Wednesday, September 16, 2009

Price Comparisons Among Mobile Services

The matter of the CRTC's cancellation of their mobile service comparison calculator is still alive. As this more recent article states, if Oftel, the UK regulator, can produce a working and useful calculator, why not the CRTC? As I stated in an earlier post, I think little of this since this should not be a role played by the CRTC; they need to focus on promoting competitive options in the market and not get into this consumer issue. I also believe there's a conflict of interest with a politically-influenced government agency becoming deeply involved with a consumer tool that inherently must favour one or several of the businesses that they regulate.

In this article I want to make what I believe to be an important point about comparison calculators and service pricing. That will come towards the end. First let's look more closely at the subject of calculators and their limitations.
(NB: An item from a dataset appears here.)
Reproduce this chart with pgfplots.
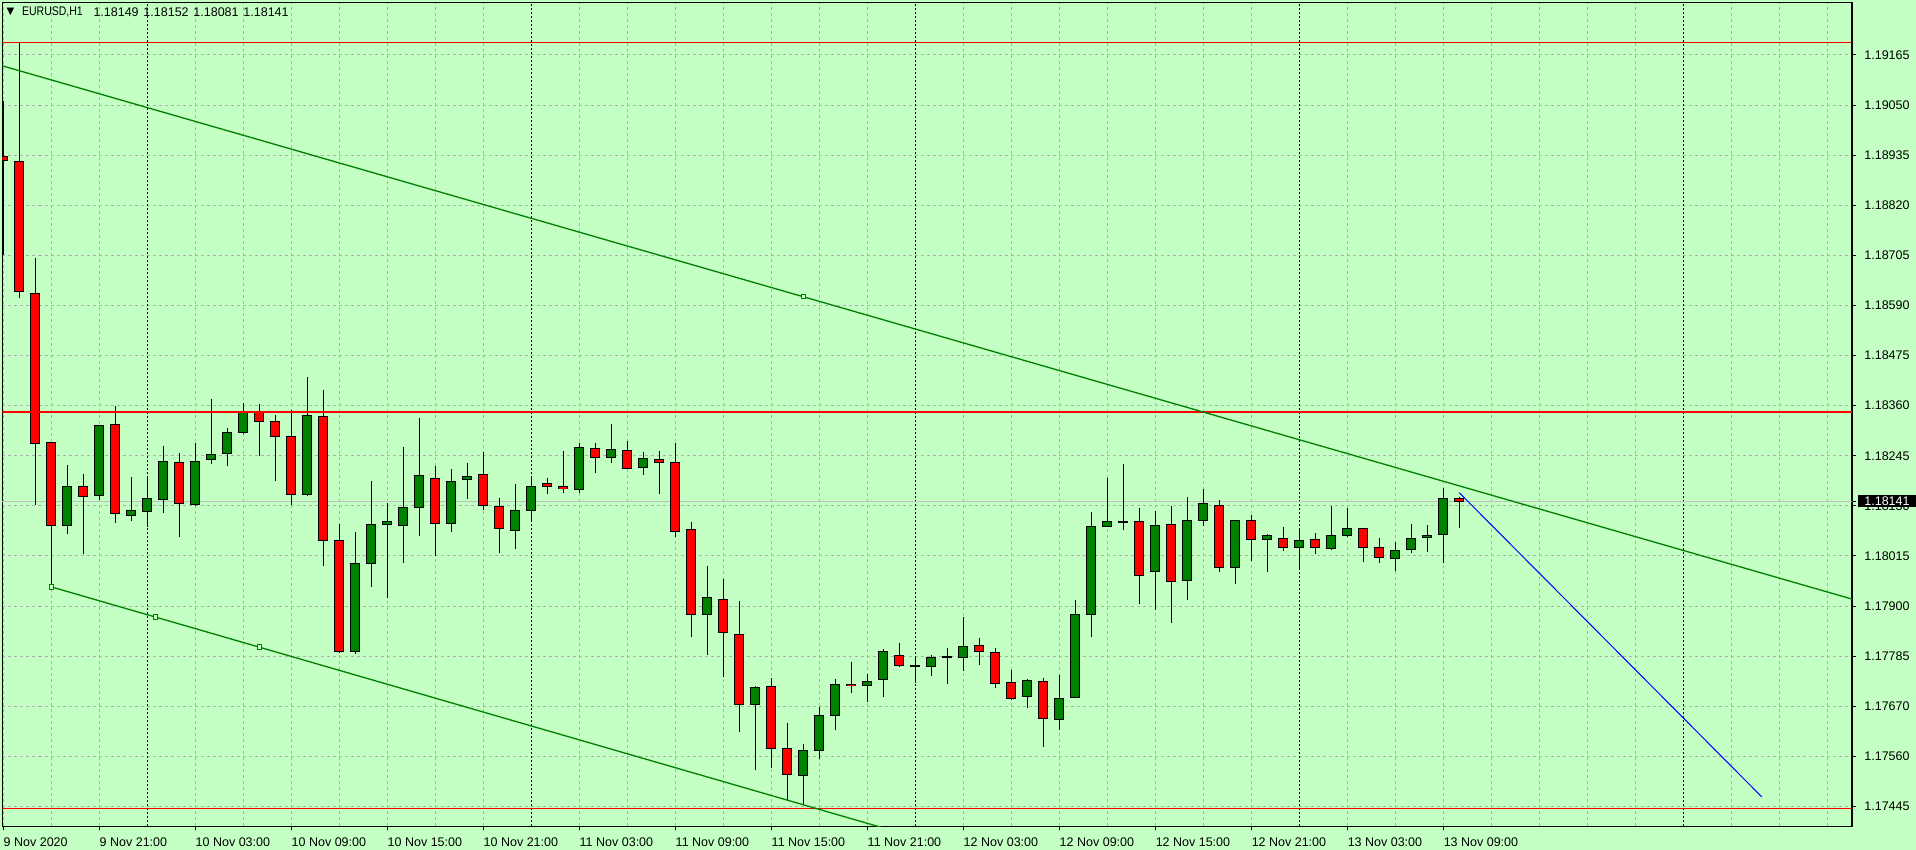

Much has also been made of the CRTC calculator's limitations -- lack of data plans, bundling discounts, phone subsidies, SMS, and various coverage and roaming nuances -- although all of these could be included without much difficulty. For example, if a phone comes for free with a 2-year contract and is $100 with a 1-year contract, then for the 1-year contract you can amortize the price over that period to arrive at a $8.50/mo. charge. For bundling, just plug in the companies you subscribe to for wired phone, broadband and TV, and the calculator figures out which bundles apply. The free calculator that received media coverage has similar limitations, and also suffers from many other problems, as I discovered when I played around with it. I will forgo a detailed review of that calculator by simply stating that I found it to be dreadful. However, it is being used (perhaps because there are no alternatives), and by using it I was able to refine my thoughts on why any such calculator is likely to have poor utility.
  • The calculator asks you to provide detailed calling patterns by day, time, incoming vs. outgoing, local vs. toll, call duration and quantity, proportion of calls to popular numbers, and so forth. Try this experiment: fill in these fields of the calculator by mentally estimating all this detailed data. Afterward, go and look at the call details in your most recent few account statements. It is most probable that you got it wrong, and by a wide margin. Further, the variance in these measurements from month to month will be large. So what's the value of going to the bother of providing all of this detail?
  • There is little indication of whether geographic coverage is adequate to your needs, what phone they will saddle you with, after-sales customer service quality, billing accuracy, and a thousand other important details. In other words, are you likely to sign up with a service provider you've never heard of (they always seem to be the cheapest!), that no one you know has heard of, and whose reputation is pretty much unknown to you?
  • Tying is not explored. An example of this is smart phones: just try to get a smart phone (iPhone, Blackberry, etc.) from a carrier without a data plan. Let me explain why this class of tying is much more than a detail. One big purpose of tying is to get you to try services you would not otherwise select. Yes, you may not be paying extra for it, but most likely you eventually will. You now have a smart phone and you have a data plan, and you will undoubtedly use them, perhaps just a little at first, but over time you will be hooked. The same goes for SMS. At some point you will exceed your subscription limits of, say, 500 MB or 100 SMS per month, and you will be charged overage and, if you are really hooked, you'll then upgrade to a better data or SMS package for a higher price. This is like giving free cigarettes to teenagers -- many will become addicted and drive revenue growth. It is also why feature phones have always come with web access and SMS enabled: it's there, you try it, they charge an exorbitant fee, and you feel motivated to upgrade your service.
If you've read this far, you may very well be thinking that calculators are either useless or that a useful calculator would be pointless due to the vagaries of human nature and the rapidly evolving marketplace. I claim there is a good reason why this complexity exists and is unlikely to go away in the foreseeable future. It is that the service providers derive significant benefit from not only great complexity and optionality in their pricing models, but also in doing so in a way that each tries to be different from its competitors in arbitrary and unfathomable ways. They want to make it as difficult as possible for you to do price comparisons. Let's look at why this is.

Mobile services are inherently commodities, and devices like the iPhone are focused on the manufacturers, not the carriers which distribute them. All of the major carriers have similar geographic coverage and terrible customer service, so those are not differentiators. Commodities like wheat and copper have always been sold on price alone, and that is just what the carriers want to avoid, while consumers want exactly that. Making the price and price comparisons as opaque as possible allows service providers to compete on the quality of their marketing, not pricing, thus making it difficult for the market to perceive and purchase mobile service as a commodity.

That's it -- it's no more complex than that one final message. I hope this issue is now just a little bit clearer to you than it was before.